Vickie has good counsel, perhaps the best defense attorney in Texas, in Richard “Racehorse” Haynes of Houston. Haynes is likely to use the standard defense technique in cases like this, the technique perfected by Percy Foreman, of trying the victim. Haynes will probably suggest, as he did during the custody trial, that Price was a drunken, dope-crazed, wife-beating bisexual and pederast, a man whose smiling public face concealed perverse desires. As he has done in famous trials past, Haynes will also probably offer a series of explanations that may give each juror his or her own different and compelling reason to be convinced that Vickie Moore Daniel is not guilty of murde-at least not beyond a reasonable doubt, as the law requires. Thus, Haynes probably will argue, among other things, that Vickie did not kill Price Junior, or did not intend to do so, or for myriad reasons was justified in doing so if she did.
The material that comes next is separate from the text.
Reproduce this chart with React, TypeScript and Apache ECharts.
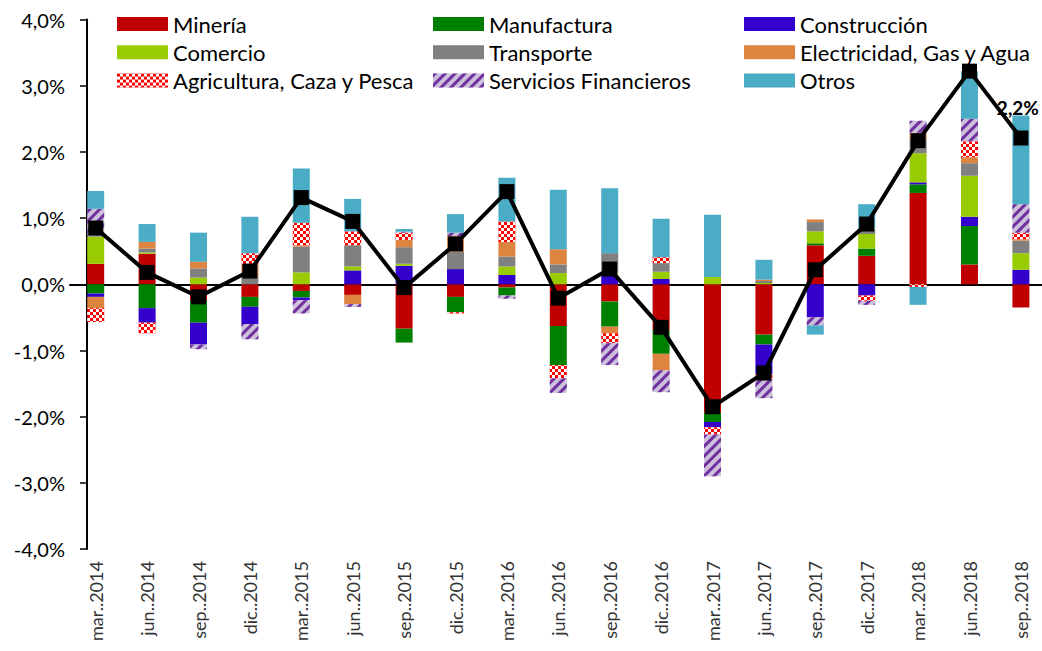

The jury will at some point, perhaps as late as December, recess for deliberations and reach a verdict. Given the precedent of the custody case, in which the jurors sided with Vickie and her defense, given the traditional leniency of juries in assessing “six-gun divorces,” and given a whole stack of other mitigations too numerous to number, it is probable that Vickie Daniel will not serve a day in jail. If convicted, as a first-time felon she would be eligible for a probated prison term, but in this case I suspect that the most likely verdict to a charge of murder is “not guilty.”

The jury’s verdict will be hailed by some, damned by others. But the jury verdict, whatever it is, will not and cannot be anything but ironic, futile, and late. Spouse-killings are not discouraged by courtroom verdicts. They are not encouraged by them, either. Every marriage is a trial, every day, a trial of all our virtues and all our flaws. And in marriage, there is no jury of 12. There are only two.